The second event, and maybe more traumatic for very different reasons, came when I was 15. When I was 15, I gave birth to a beautiful baby girl, whom I have never met, have never held, and only saw for three seconds of her life, but has had my heart for the last 34 years. My daughter was given up for adoption, so she was whisked away after I delivered her, and I have been on a quest to find her since she was 18. Sadly to date, I have not had any success in doing so. I had never intended to have a child, I had gotten pregnant the first time I had sex. We were young, full of Boons Farm, and raging hormones, it happened. I never regretted the sex, I regreted the fact that we didn’t use a condom, but not the sex, even with my Catholic upbringing. That pregnancy however, changed the dynamic of my family though, as it begun, the process of feeling shameful, as I had properly hid my pregnancy for 7 months, as I walked the halls of Carteret High School, belly protruding, hidden under mounds of clothes. I even had a fight, one of the worst fist fights of my life, 5 months pregnant. On the day that my father confronted me I was home for Easter break, he came in and sat on my bed and said, “Susan your mother and I need to know, we notice your gaining a lot of weight, are you pregnant?” I went numb, “Fuck, they know!” Of course for 10 minutes I tried to deny it, but then my father stated the obvious, I wasn’t getting my period, damn, I forgot about that, I did everything to keep it a secret and I wasn’t smart enough to make it appear I was menstruating. My mother knew, but wouldn’t allow herself to ask.
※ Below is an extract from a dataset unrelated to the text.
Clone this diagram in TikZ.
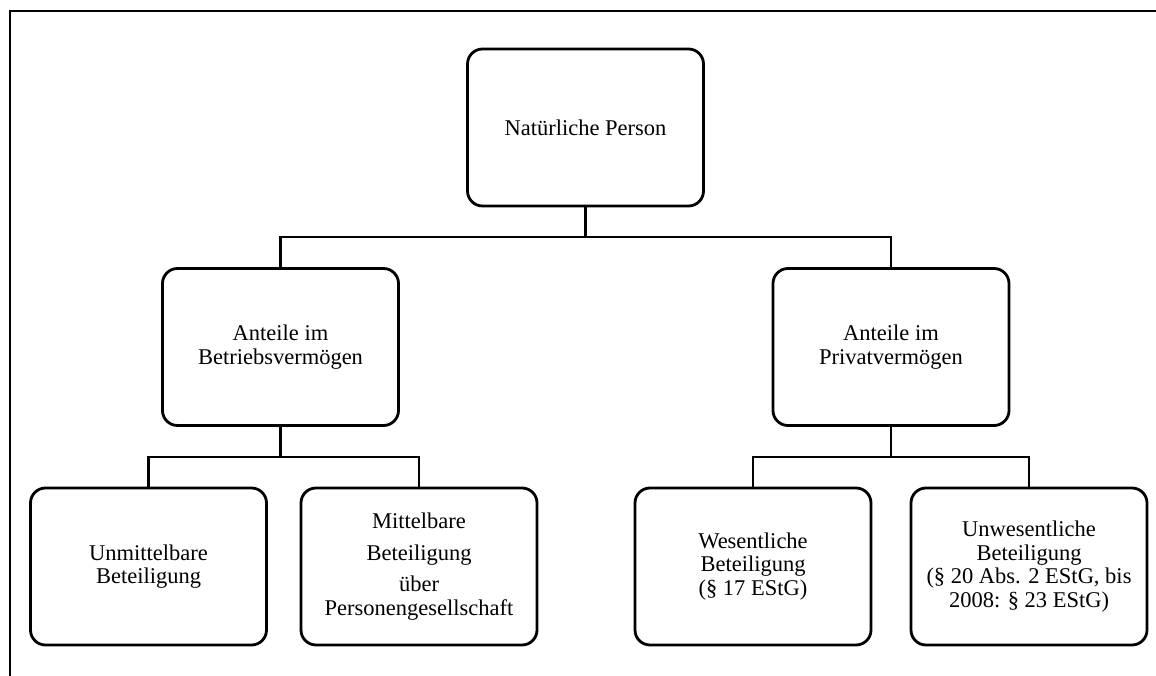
\documentclass[tikz,border=0pt]{standalone}
\usepackage{fontspec}
\setmainfont{Liberation Serif}
\begin{document}
\begin{tikzpicture}[x=1pt,y=-1pt,
  box/.style={draw,line width=2.8pt,rounded corners=15pt,minimum width=236pt,minimum height=157pt,
    align=center,inner sep=2pt,font=\fontsize{22.5}{23.5}\selectfont},
  conn/.style={line width=2.8pt},
  frame/.style={line width=2.8pt}]
\useasboundingbox (0,0) rectangle (1156,676);
\draw[frame] (1158,11) -- (10,11) -- (10,678);
\node[box] (np) at (585.5,127.5) {Natürliche Person};
\node[box] (bv) at (280.5,347) {Anteile im\\Betriebsvermögen};
\node[box] (pv) at (891,347) {Anteile im\\Privatvermögen};
\node[box] (um) at (148.5,566.5) {Unmittelbare\\Beteiligung};
\node[box] (mb) at (419,566.5) {Mittelbare\\[8pt]Beteiligung\\[8pt]über\\Personengesellschaft};
\node[box] (we) at (753,566.5) {Wesentliche\\Beteiligung\\(§ 17 EStG)};
\node[box] (uw) at (1029,566.5) {Unwesentliche\\Beteiligung\\(§ 20 Abs. 2 EStG, bis\\2008: § 23 EStG)};
\coordinate (b1) at (585.5,237);
\coordinate (b2) at (280.5,457);
\coordinate (b3) at (891,457);
\draw[conn] (np.south) -- (b1);
\draw[conn] (bv.north) |- (b1) -| (pv.north);
\draw[conn] (bv.south) -- (b2);
\draw[conn] (um.north) |- (b2) -| (mb.north);
\draw[conn] (pv.south) -- (b3);
\draw[conn] (we.north) |- (b3) -| (uw.north);
\end{tikzpicture}
\end{document}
When I finally broke down and revealed that I was to my father, I could see the look of disappointment in his eyes. I could see it, he couldn’t hide it, his little girl was now about to be a mother and he couldn’t handle that I had allowed myself to have sex and now was pregnant. In that moment, my relationship with my father had been changed forever, and it remained a strained love, for many years, but before his death, I know we both made peace with all of that, as I lovingly cared for him in his final days and I know he was truly proud of the woman, wife, and mother, I had become.
So maybe I had regretted that I went for a walk with my sister that day in my neighborhood. Maybe I regretted that I had sex at 15 instead of waiting until I was a bit older, maybe I regret that I carried the shame around with me for much longer than I needed to. But that was then, and this is now, and I see that the events, however, traumatic, and life changing as they were, and they fucking were all of those things, but I came out stronger, wiser, kinder, more compassionate. I am a mother who is open about sex with her children, who loves and protects them like no other, my children know I have a daughter, they have a sibling, and they are supporting and helping me to find her, my children see the compassion I have for others, they see my blog and support my endeavors and are my biggest fans. I am a wife who is fun, sexy, an amazing life partner, who appreciates a man who allows me to be all the things I need to be. I am an aunt who is the fun aunt, that laughs with her nieces and nephews, makes inappropriate jokes, dances in the kitchen and raps, very poorly I might add, and makes amazing food for them, and I am the friend who you can call at 3:00 am, who will let you ramble, let you cry, let you scream, tell you fuck you when you are deceiving yourself, and can’t see the bullshit, keeps it real, and will tell you are beautiful, even when you don’t feel it, will make you smile when you want to cry, makes you laugh, and will hold your hand when you’re scared and never stop believing in who you are!
So I do believe that it is possible to live a life without regrets, yes, if you chase down your demons and face them head on, if you accept that the road less traveled is not always the one you need to avoid, and that the fork in the road you took, was the detour your soul had always intended, and that is perfectly ok. We are here for such a short time, let go of the things you cannot change and be gentle with yourself. In this moment you are doing the very best you can, and as the beautiful Maya Angelou said…”When you knew better, you did better. Amen!
**Today “T” and I are both happily married to two amazing people with wonderful families, as well as my daughter’s father, and I remain friends with both of them, and wish nothing but love, happiness, and all good things for them, and for each of you.